Charlot: I think it would be an entirely wrong impression—I mean totally opposite of my understanding of her—but my understanding may not be right.

# Notes

  1. Dody Thompson had written Jean Charlot requesting an interview:

    DODY WESTON THOMPSON

    July l4, l975

    Mr. Jean Charlot

    4956 Kahala Avenue

    Honolulu HI 96816

    Dear Jean Charlot:

    I have been asked to prepare a book on the portraits of Edward Weston, and write to request your cooperation and your wife's. As you may know, I was an intimate of Edward's and the family for the last eleven years of his life—his last apprentice of the long line, then his daughter-in-law, and I remain friendly with all the family still. So I feel as if to some extent I am acquainted with you, and even have a sneaking feeling—perhaps a resulting illusion—that we met on Wildcat Hill about l947.

    This eerie sense is bolstered by my possessing a number of portraits of both you and Zohmah, as well as a final gift from Edward, which he knew I coveted and which I still cherish, his copy of the Charlot/Claudel PICTURE BOOK.

    As a sort of introduction to myself, I've taken the liberty of enclosing a copy of a loving memoir of Edward I wrote a few years back. You will see what a central reliance I put on your unsurpassed insight into EW. I plan to write something now more objectively and in quite a different vein and style, but I hope with increased understanding.

    But to the point: May the publishers have permission to publish photographs of you both when the time comes? In addition, I think it important to talk with you both, not only for purposes of this book, but for a possible projected biography I have been approached to do.
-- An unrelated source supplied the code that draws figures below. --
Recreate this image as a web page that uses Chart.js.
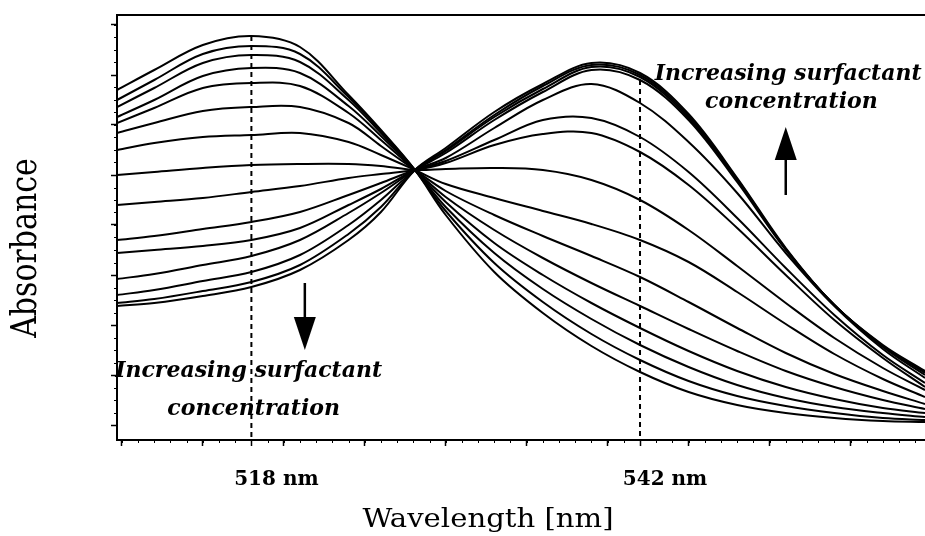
<!DOCTYPE html>
<html>
<head>
<meta charset="utf-8">
<title>Absorbance spectra</title>
<script src="https://cdn.jsdelivr.net/npm/chart.js@4.4.1/dist/chart.umd.min.js"></script>
<style>
    html, body { margin: 0; padding: 0; background: #fff; }
    #wrap { width: 925px; height: 536px; }
</style>
</head>
<body>
<div id="wrap"><canvas id="spectra" width="925" height="536"></canvas></div>
<script>
// wavelength grid (nm), shared by every spectrum
const wavelengths = [509.7, 512, 515, 518, 521, 524, 526, 528.1, 530, 533, 536, 539, 542, 545, 548, 551, 554, 557, 559.6];

// absorbance, lowest surfactant concentration first
const spectrum01 = [0.670, 0.710, 0.760, 0.778, 0.756, 0.660, 0.590, 0.510, 0.420, 0.306, 0.224, 0.158, 0.106, 0.066, 0.040, 0.024, 0.014, 0.008, 0.006];
const spectrum02 = [0.650, 0.690, 0.742, 0.758, 0.742, 0.656, 0.588, 0.510, 0.428, 0.324, 0.246, 0.182, 0.130, 0.088, 0.058, 0.038, 0.024, 0.014, 0.010];
const spectrum03 = [0.636, 0.674, 0.724, 0.740, 0.726, 0.650, 0.584, 0.510, 0.436, 0.344, 0.272, 0.212, 0.160, 0.116, 0.080, 0.054, 0.036, 0.024, 0.016];
const spectrum04 = [0.616, 0.650, 0.698, 0.714, 0.704, 0.638, 0.578, 0.510, 0.446, 0.364, 0.300, 0.244, 0.194, 0.148, 0.108, 0.076, 0.052, 0.034, 0.024];
const spectrum05 = [0.604, 0.634, 0.674, 0.684, 0.678, 0.624, 0.570, 0.510, 0.456, 0.390, 0.334, 0.284, 0.238, 0.192, 0.148, 0.108, 0.076, 0.050, 0.032];
const spectrum06 = [0.584, 0.604, 0.628, 0.636, 0.636, 0.604, 0.558, 0.510, 0.468, 0.420, 0.378, 0.338, 0.296, 0.246, 0.194, 0.144, 0.102, 0.068, 0.042];
const spectrum07 = [0.550, 0.564, 0.576, 0.580, 0.584, 0.566, 0.540, 0.510, 0.482, 0.454, 0.428, 0.402, 0.370, 0.326, 0.266, 0.202, 0.142, 0.092, 0.056];
const spectrum08 = [0.500, 0.506, 0.514, 0.520, 0.522, 0.522, 0.518, 0.510, 0.512, 0.514, 0.510, 0.490, 0.450, 0.390, 0.318, 0.244, 0.174, 0.114, 0.070];
const spectrum09 = [0.440, 0.446, 0.454, 0.466, 0.478, 0.494, 0.502, 0.510, 0.524, 0.560, 0.582, 0.584, 0.546, 0.480, 0.394, 0.300, 0.210, 0.134, 0.076];
const spectrum10 = [0.370, 0.378, 0.392, 0.406, 0.426, 0.460, 0.484, 0.510, 0.528, 0.570, 0.610, 0.614, 0.576, 0.506, 0.414, 0.314, 0.220, 0.140, 0.084];
const spectrum11 = [0.344, 0.350, 0.358, 0.370, 0.394, 0.440, 0.472, 0.510, 0.534, 0.594, 0.650, 0.682, 0.644, 0.566, 0.464, 0.344, 0.238, 0.152, 0.094];
const spectrum12 = [0.292, 0.302, 0.320, 0.338, 0.370, 0.424, 0.464, 0.510, 0.544, 0.610, 0.666, 0.710, 0.690, 0.610, 0.486, 0.350, 0.240, 0.156, 0.100];
const spectrum13 = [0.260, 0.270, 0.288, 0.306, 0.340, 0.400, 0.450, 0.510, 0.548, 0.616, 0.672, 0.716, 0.696, 0.614, 0.490, 0.352, 0.240, 0.158, 0.104];
const spectrum14 = [0.244, 0.252, 0.268, 0.286, 0.320, 0.382, 0.436, 0.510, 0.550, 0.620, 0.678, 0.720, 0.700, 0.618, 0.492, 0.352, 0.240, 0.158, 0.106];
const spectrum15 = [0.238, 0.244, 0.258, 0.276, 0.310, 0.370, 0.426, 0.510, 0.554, 0.626, 0.682, 0.724, 0.704, 0.622, 0.494, 0.354, 0.240, 0.160, 0.108];

// the two band maxima marked with dashed drop lines
const markerLines = [518, 542];
const markerTops = [0.778, 0.690];
const markerLabels = ['518 nm', '542 nm'];

// axis ticks
const xMajorTicks = [510, 515, 518, 520, 525, 530, 535, 540, 542, 545, 550, 555];
const yMajorTicks = [0, 0.1, 0.2, 0.3, 0.4, 0.5, 0.6, 0.7, 0.8];

const spectra = [spectrum01, spectrum02, spectrum03, spectrum04, spectrum05,
    spectrum06, spectrum07, spectrum08, spectrum09, spectrum10,
    spectrum11, spectrum12, spectrum13, spectrum14, spectrum15];

// notes and arrows, placed in data units
const notes = [
    { text: 'Increasing surfactant', x: 551.15, y: 0.702 },
    { text: 'concentration', x: 551.35, y: 0.646 },
    { text: 'Increasing surfactant', x: 517.83, y: 0.108 },
    { text: 'concentration', x: 518.14, y: 0.032 }
];
const arrows = [
    { x: 551.0, from: 0.460, to: 0.596 },
    { x: 521.3, from: 0.284, to: 0.150 }
];

const ink = '#000';

const datasets = spectra.map((values, i) => ({
    label: 'spectrum ' + (i + 1),
    data: wavelengths.map((w, j) => ({ x: w, y: values[j] })),
    borderColor: ink,
    borderWidth: 2,
    pointRadius: 0,
    tension: 0.35,
    fill: false
}));

markerLines.forEach((w, i) => {
    datasets.push({
        label: markerLabels[i],
        data: [{ x: w, y: markerTops[i] }, { x: w, y: -0.03 }],
        borderColor: ink,
        borderWidth: 2,
        borderDash: [5, 4],
        pointRadius: 0,
        tension: 0
    });
});

// text drawn with a slight horizontal stretch, like the printed figure
function stretchedText(ctx, text, x, y, font, sx, rotate) {
    ctx.save();
    ctx.translate(x, y);
    ctx.scale(sx, 1);
    if (rotate) ctx.rotate(-Math.PI / 2);
    ctx.font = font;
    ctx.textAlign = 'center';
    ctx.textBaseline = 'middle';
    ctx.fillText(text, 0, 0);
    ctx.restore();
}

const decorations = {
    id: 'decorations',
    afterDatasetsDraw(chart) {
        const { ctx, chartArea: area, scales: { x, y } } = chart;
        ctx.save();
        ctx.strokeStyle = ink;
        ctx.fillStyle = ink;

        // top frame line
        ctx.lineWidth = 2;
        ctx.beginPath();
        ctx.moveTo(area.left - 1, area.top);
        ctx.lineTo(area.right, area.top);
        ctx.stroke();

        // minor ticks
        ctx.lineWidth = 1;
        ctx.beginPath();
        for (let w = 510; w <= 559; w++) {
            const px = Math.round(x.getPixelForValue(w)) + 0.5;
            ctx.moveTo(px, area.bottom);
            ctx.lineTo(px, area.bottom + 3);
        }
        for (let k = 0; k <= 32; k++) {
            const py = Math.round(y.getPixelForValue(k * 0.025)) + 0.5;
            ctx.moveTo(area.left, py);
            ctx.lineTo(area.left - 3, py);
        }
        ctx.stroke();

        // arrows
        arrows.forEach(a => {
            const px = x.getPixelForValue(a.x);
            const y0 = y.getPixelForValue(a.from);
            const y1 = y.getPixelForValue(a.to);
            const dir = Math.sign(y1 - y0);
            const base = y1 - dir * 33;
            ctx.lineWidth = 2.5;
            ctx.beginPath();
            ctx.moveTo(px, y0);
            ctx.lineTo(px, base);
            ctx.stroke();
            ctx.beginPath();
            ctx.moveTo(px, y1);
            ctx.lineTo(px - 11, base);
            ctx.lineTo(px + 11, base);
            ctx.closePath();
            ctx.fill();
        });

        // notes
        notes.forEach(n => {
            stretchedText(ctx, n.text, x.getPixelForValue(n.x), y.getPixelForValue(n.y),
                'italic bold 22px "DejaVu Serif"', 1, false);
        });

        // axis titles
        stretchedText(ctx, 'Wavelength [nm]', 488, 520, '26px "DejaVu Serif"', 1.12, false);
        stretchedText(ctx, 'Absorbance', 27, 248, '30px "DejaVu Serif"', 1.15, true);

        ctx.restore();
    }
};

new Chart(document.getElementById('spectra'), {
    type: 'line',
    data: { datasets: datasets },
    options: {
        responsive: false,
        devicePixelRatio: 1,
        animation: false,
        events: [],
        layout: { padding: { top: 15, right: 0, bottom: 0, left: 0 } },
        plugins: {
            legend: { display: false },
            tooltip: { enabled: false }
        },
        scales: {
            x: {
                type: 'linear',
                min: 509.7,
                max: 559.6,
                afterFit: s => { s.height = 96; },
                afterBuildTicks: s => { s.ticks = xMajorTicks.map(v => ({ value: v })); },
                ticks: {
                    autoSkip: false,
                    maxRotation: 0,
                    labelOffset: 25,
                    padding: 22,
                    color: ink,
                    font: { family: 'DejaVu Serif', size: 20, weight: 'bold' },
                    callback: v => {
                        const i = markerLines.indexOf(v);
                        return i >= 0 ? markerLabels[i] : '';
                    }
                },
                grid: { drawOnChartArea: false, tickLength: 6, color: ink, tickWidth: 1.5 },
                border: { color: ink, width: 2 }
            },
            y: {
                type: 'linear',
                min: -0.03,
                max: 0.82,
                afterFit: s => { s.width = 117; },
                afterBuildTicks: s => { s.ticks = yMajorTicks.map(v => ({ value: v })); },
                ticks: { display: false },
                grid: { drawOnChartArea: false, tickLength: 6, color: ink, tickWidth: 1.5 },
                border: { color: ink, width: 2 }
            }
        }
    },
    plugins: [decorations]
});
</script>
</body>
</html>
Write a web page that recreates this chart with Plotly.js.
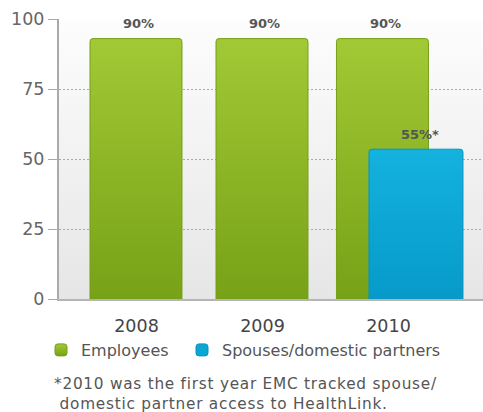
<!DOCTYPE html>
<html>
<head>
<meta charset="utf-8">
<script src="https://cdn.plot.ly/plotly-3.0.1.min.js"></script>
<style>
html,body{margin:0;padding:0;background:#fff;}
#chart{width:483px;height:412px;}
#chart .annotation[data-index="4"] text{letter-spacing:0.75px;}
</style>
</head>
<body>
<div id="chart"></div>
<script>
// ---- data ----
const years = ['2008', '2009', '2010'];
const employees = [93, 93, 93];
const employeeLabels = ['90%', '90%', '90%'];
const spouseYears = ['2010'];
const spouses = [53.5];
const spouseLabels = ['55%*'];
const yTicks = [0, 25, 50, 75, 100];
const footnote = '*2010 was the first year EMC tracked spouse/<br>&nbsp;domestic partner access to HealthLink.';

// ---- layout constants ----
const W = 483, H = 412;
const M = {l: 59, r: 0, t: 19, b: 113};
const xRange = [-0.615, 2.75];
const plotW = W - M.l - M.r;
const pxPerUnit = plotW / (xRange[1] - xRange[0]);
const plotH = H - M.t - M.b;

const empWidth = 0.73;
const empOffset = [-0.369, -0.369, -0.413];
const spWidth = 0.746;
const spOffset = -0.155;

const fontFam = '"DejaVu Sans", sans-serif';

const traces = [
  {
    type: 'bar', name: 'Employees', x: years, y: employees,
    width: empWidth, offset: empOffset,
    marker: {color: '#8cb826', line: {color: '#74a015', width: 1}},
    hoverinfo: 'skip', legend: 'legend'
  },
  {
    type: 'bar', name: 'Spouses/domestic partners', x: spouseYears, y: spouses,
    width: spWidth, offset: spOffset,
    marker: {color: '#0aa6d4', line: {color: '#0893bf', width: 1}},
    hoverinfo: 'skip', legend: 'legend2'
  }
];

const annotations = [];
years.forEach((yr, i) => {
  annotations.push({
    x: years.indexOf(yr), y: employees[i], xref: 'x', yref: 'y',
    text: '<b>' + employeeLabels[i] + '</b>', showarrow: false,
    yanchor: 'middle', yshift: 15,
    xshift: (empOffset[i] + empWidth / 2) * pxPerUnit + 3,
    font: {family: fontFam, size: 13, color: '#555'}
  });
});
spouseYears.forEach((yr, i) => {
  annotations.push({
    x: years.indexOf(yr), y: spouses[i], xref: 'x', yref: 'y',
    text: '<b>' + spouseLabels[i] + '</b>', showarrow: false,
    yanchor: 'middle', yshift: 15,
    xshift: (spOffset + spWidth / 2) * pxPerUnit + 4,
    font: {family: fontFam, size: 13, color: '#555'}
  });
});
annotations.push({
  xref: 'paper', yref: 'paper', x: (52 - M.l) / plotW, y: (M.t + plotH - 373) / plotH,
  xanchor: 'left', yanchor: 'top', align: 'left', showarrow: false,
  text: footnote, font: {family: fontFam, size: 15.3, color: '#555'}
});

const gradSvg = "<svg xmlns='http://www.w3.org/2000/svg' width='10' height='100' preserveAspectRatio='none'>" +
  "<defs><linearGradient id='g' x1='0' y1='0' x2='0' y2='1'>" +
  "<stop offset='0' stop-color='#fdfdfd'/><stop offset='1' stop-color='#e6e6e6'/>" +
  "</linearGradient></defs><rect width='10' height='100' fill='url(#g)'/></svg>";

const legendFont = {family: fontFam, size: 16, color: '#555'};
const legendY = (M.t + plotH - 350) / plotH;

const layout = {
  width: W, height: H, margin: M,
  paper_bgcolor: '#ffffff', plot_bgcolor: 'rgba(0,0,0,0)',
  barmode: 'overlay', barcornerradius: 3,
  showlegend: true,
  legend: {
    orientation: 'h', x: (41 - M.l) / plotW, xanchor: 'left', y: legendY, yanchor: 'middle',
    font: legendFont, itemwidth: 30, bgcolor: 'rgba(0,0,0,0)'
  },
  legend2: {
    orientation: 'h', x: (182 - M.l) / plotW, xanchor: 'left', y: legendY, yanchor: 'middle',
    font: legendFont, itemwidth: 30, bgcolor: 'rgba(0,0,0,0)'
  },
  xaxis: {
    type: 'category', range: xRange, fixedrange: true,
    showline: true, linecolor: '#b5b5b5', linewidth: 2,
    ticks: '', showgrid: false, ticklabelstandoff: 10,
    tickfont: {family: fontFam, size: 17.5, color: '#444'}
  },
  yaxis: {
    range: [0, 100], tickvals: yTicks, fixedrange: true,
    showline: true, linecolor: '#aaaaaa', linewidth: 2,
    ticks: 'outside', ticklen: 9, tickcolor: '#aaaaaa', tickwidth: 1,
    showgrid: true, gridcolor: '#aaaaaa', griddash: '2px,2px', gridwidth: 1,
    zeroline: false,
    tickfont: {family: fontFam, size: 17.5, color: '#666'}
  },
  images: [{
    source: 'data:image/svg+xml;charset=utf-8,' + encodeURIComponent(gradSvg),
    xref: 'paper', yref: 'paper', x: 0, y: 1, sizex: 1, sizey: 1,
    sizing: 'stretch', layer: 'below', xanchor: 'left', yanchor: 'top'
  }],
  annotations: annotations
};

// vertical gradients for the bar fills (applied as a style on the library-drawn bars)
const barGradients = [
  {id: 'gradEmp', top: '#a2c935', bottom: '#77a117'},
  {id: 'gradSp', top: '#14b2df', bottom: '#069ac9'}
];

Plotly.newPlot('chart', traces, layout, {displayModeBar: false, staticPlot: true}).then(gd => {
  const svgNS = 'http://www.w3.org/2000/svg';
  const svg = gd.querySelector('svg.main-svg');
  let defs = svg.querySelector('defs');
  if (!defs) { defs = document.createElementNS(svgNS, 'defs'); svg.insertBefore(defs, svg.firstChild); }
  barGradients.forEach(g => {
    const lg = document.createElementNS(svgNS, 'linearGradient');
    lg.setAttribute('id', g.id);
    lg.setAttribute('x1', '0'); lg.setAttribute('y1', '0');
    lg.setAttribute('x2', '0'); lg.setAttribute('y2', '1');
    [[0, g.top], [1, g.bottom]].forEach(([o, c]) => {
      const s = document.createElementNS(svgNS, 'stop');
      s.setAttribute('offset', String(o)); s.setAttribute('stop-color', c);
      lg.appendChild(s);
    });
    defs.appendChild(lg);
  });
  const barTraces = gd.querySelectorAll('.barlayer .trace.bars');
  barTraces.forEach((t, i) => {
    t.querySelectorAll('path').forEach(p => { p.style.fill = 'url(#' + barGradients[i].id + ')'; });
  });
  const legendTraces = gd.querySelectorAll('.legend .traces');
  legendTraces.forEach((t, i) => {
    t.querySelectorAll('.legendpoints path').forEach(p => { p.style.fill = 'url(#' + barGradients[Math.min(i, 1)].id + ')'; });
  });
});
</script>
</body>
</html>
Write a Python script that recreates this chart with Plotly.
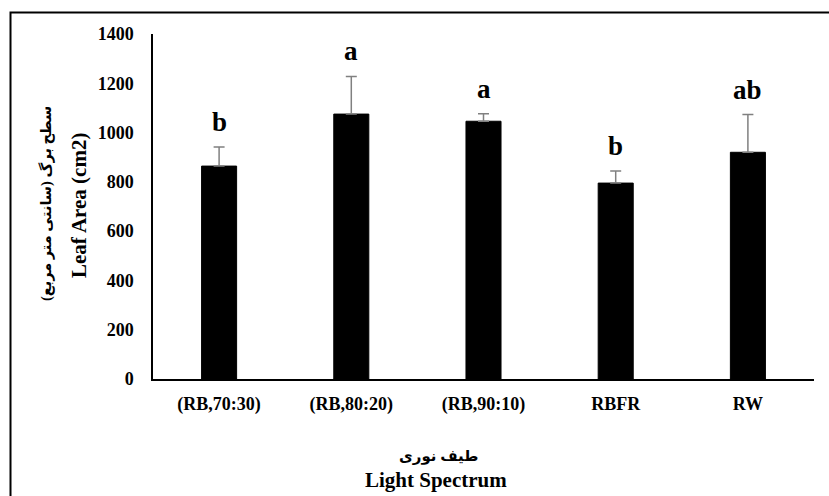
import plotly.graph_objects as go

categories = ["(RB,70:30)", "(RB,80:20)", "(RB,90:10)", "RBFR", "RW"]
leaf_area = [864, 1075, 1046, 795, 920]
errors = [77, 153, 30, 49, 153]
letters = ["b", "a", "a", "b", "ab"]
y_ticks = [0, 200, 400, 600, 800, 1000, 1200, 1400]

W, H = 829, 496
L, R, T, B = 153, 15, 34, 117
pw, ph = W - L - R, H - T - B

def px_x(x):
    return (x - L) / pw

def px_y(y):
    return (H - B - y) / ph

FONT = "Liberation Serif, DejaVu Sans, serif"

fig = go.Figure()
fig.add_trace(go.Bar(
    x=categories, y=leaf_area,
    marker=dict(color="black", line=dict(color="black", width=1)),
    error_y=dict(type="data", array=errors, symmetric=False, arrayminus=[0]*5,
                 color="#808080", thickness=1.5, width=5.5),
    showlegend=False,
))

for c, v, e, t in zip(categories, leaf_area, errors, letters):
    fig.add_annotation(x=c, y=v + e, text=t, showarrow=False,
                       yanchor="bottom", yshift=8,
                       font=dict(family=FONT, size=27, color="black", weight="bold"))

# axis titles
fig.add_annotation(xref="paper", yref="paper", x=px_x(46), y=px_y(204),
                   text="سطح برگ (سانتی متر مربع)", textangle=-90,
                   showarrow=False, xanchor="center", yanchor="middle",
                   font=dict(family=FONT, size=14.5, color="black", weight="bold"))
fig.add_annotation(xref="paper", yref="paper", x=px_x(79), y=px_y(206),
                   text="Leaf Area (cm2)", textangle=-90,
                   showarrow=False, xanchor="center", yanchor="middle",
                   font=dict(family=FONT, size=21, color="black", weight="bold"))
fig.add_annotation(xref="paper", yref="paper", x=px_x(438), y=px_y(456),
                   text="طیف نوری", showarrow=False,
                   xanchor="center", yanchor="middle",
                   font=dict(family=FONT, size=15, color="black", weight="bold"))
fig.add_annotation(xref="paper", yref="paper", x=px_x(436), y=px_y(480),
                   text="Light Spectrum", showarrow=False,
                   xanchor="center", yanchor="middle",
                   font=dict(family=FONT, size=21, color="black", weight="bold"))

# outer border
fig.add_shape(type="rect", xref="paper", yref="paper",
              x0=px_x(10.5), x1=px_x(840), y0=px_y(510), y1=px_y(12.5),
              line=dict(color="black", width=2), fillcolor="rgba(0,0,0,0)")

fig.update_layout(
    width=W, height=H,
    margin=dict(l=L, r=R, t=T, b=B, autoexpand=False),
    paper_bgcolor="white", plot_bgcolor="white",
    bargap=0.735,
    font=dict(family=FONT, color="black"),
    xaxis=dict(showline=True, linecolor="black", linewidth=1.5, ticks="",
               showgrid=False,
               tickfont=dict(family=FONT, size=18, color="black", weight="bold"),
               ticklabelstandoff=8),
    yaxis=dict(range=[0, 1400], tickvals=y_ticks, showline=True, linecolor="black",
               linewidth=1.5, ticks="", showgrid=False, zeroline=False,
               tickfont=dict(family=FONT, size=18, color="black", weight="bold"),
               ticklabelstandoff=14),
)

fig.write_html("out.html", config={"displayModeBar": False},
               post_script="document.body.style.margin='0';")
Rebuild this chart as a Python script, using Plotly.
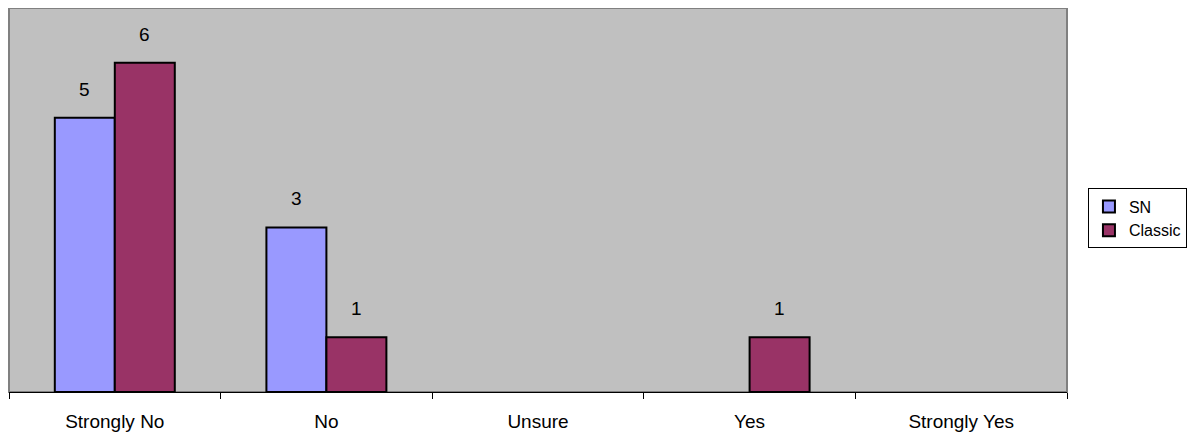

    I have been trying to find a way to make a Hawaiian visit feasible, and it now appears that I could come either in the middle of next month, August (preferably) or else possibly in late October/November. Would the August date be agreeable with you?

    I have just realized that this morning's paper speaks of a pending U.S. mail strike. Since our communications may be held up, I have made a flight reservation and chosen a specific date. Would some time at your convenience on Monday, August 18th be all right? I would phone you on arrival the previous weekend, and would expect to be in Honolulu through Friday. Of course, none of this may be a desirable or workable plan for you, but I do hope that is not the case. I can't tell you what it would mean to me.

    If your return communication really is held up by a lengthy strike, I will take the liberty of phoning you to find out how this may work. Meantime, I hope this finds you both well. I know from the book ads you have been busy. I look forward to seeing you with great pleasure and anticipation.

    Dody

    Dody Thompson

    10520 Blythe Ave.

    Los Angeles, Calif. 90064

    ^reference
  2. Ben Maddow, Edward Weston: Fifty Years; The Definitive Volume of His Photographic Work (Millerton, New York: Aperture, 1973).

    ^reference
  3. The original transcription has “sneaking,” but this does not accord with the following statements.